Question: DESeq2: removing levels from a factor or not having them in the analysis at all
3
4.8 years ago by
mat.lesche70
Germany
mat.lesche70 wrote:

Hello,

I'm working with a RNA-seq data set which contains four different conditions and each condition has 3 replicates. I did a little test and was now wondering what the best way to proceed. It's general questions on what is the best way to process the data.

In the past we removed genes with a low read count (let's say the bottom 25%) and then ran DESeq1. From the vignette in DESeq2 I know that DESeq2 filters out lowly expressed genes. I'm just wondering what is the better way now. Giving DESeq2 the whole data set, which also includes genes that have no read counts at all or already removing genes with low read counts?

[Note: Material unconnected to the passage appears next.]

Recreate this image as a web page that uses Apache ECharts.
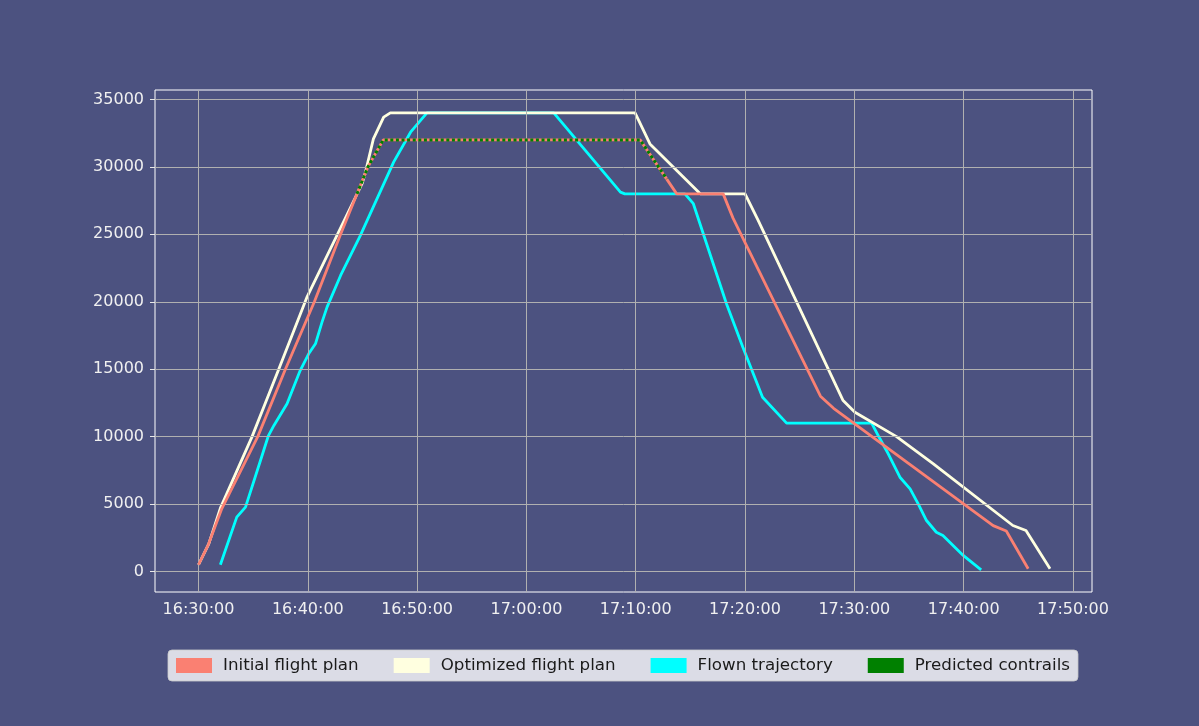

The other question I have is about the inclusion of samples in the design or not using them.

The desing of the data set is the following:

> coldata
condition
A1         A
A2         A
A3         A
B1         B
B2         B
B3         B
C1         C
C2         C
C3         C
D1         D
D2         D
D3         D

I ran DESeq2 and extracted the result table for the comparison of A vs. B which showed 8471 differential expressed genes.

dds <- DESeqDataSetFromMatrix(countData = Jcounts, colData = coldata, design = ~ condition)
dds <- DESeq(dds)

result_full_ab = results(dds, contrast=c("condition", "A", "B"))

sum(result_full_ab$padj < 0.1, na.rm=T) #[1] 8471 I did the same comparison (A vs. B) by removing the factors "C" and "D" from the level which resulted in 7221 differential expressed genes. # remove the levels C and D dds_sub <- dds[, dds$condition %in% c("A", "B")]
dds_sub$condition <- droplevels(dds_sub$condition)
dds_sub <- DESeq(dds_sub)

result_sub_ab = results(dds_sub, contrast = c("condition", "A", "B"))
sum(result_sub_ab$padj < 0.1, na.rm=T) #[1] 7221 Finally I ran DESeq only with samples from "A" and "B" and I have 7123 genes dds_single_ab <- DESeqDataSetFromMatrix(countData = Jcounts_ab, colData = coldata_ab, design = ~ condition) dds_single_ab <- DESeq(dds_single_ab) result_single_ab <- results(dds_single_ab, contrast = c("condition", "A", "B")) sum(result_single_ab$padj < 0.1, na.rm=T)
#[1] 7123

I compared these three results with each other and the genes overlap between 90%-95%.

What is the best way to build the design for DESeq? Is it better to compare  A and B separately in a single DESeq2 run or have all samples in one DESeq2 run?

Furthermore I did a similar test with a multifactor design and also saw differences in the number of differential expressed genes after I removed leves from one factor and ran DESeq2 again.

Mathias

modified 4.8 years ago by Michael Love24k • written 4.8 years ago by mat.lesche70
Answer: DESeq2: removing levels from a factor or not having them in the analysis at all
1
4.8 years ago by
Michael Love24k
United States
Michael Love24k wrote:

Regarding which is better, an arbitrary threshold on minimal counts (lowest 25% of mean count) or the independent filtering in DESeq2, I would say the independent filtering, if by better you mean maximizing the number of rejections for the whole experiment. See the Bourgon paper for background:

http://www.pnas.org/content/107/21/9546.long

re: the inclusion of samples: If you expect that conditions C and D have generally similar within-group dispersion variance to A and B, then it is better to include all samples, because it helps improve the estimates of dispersion by increasing the sample size. But again, this is assuming that we are getting a better estimate of the dispersion for a given gene, to make inference on a B vs A comparison, by observing the variance of counts in two more groups. Note that it's not surprising that the set of genes with small FDR change slightly when you change the set of samples used for estimating dispersion: p-values are tail probabilities which are highly sensitive to model parameters.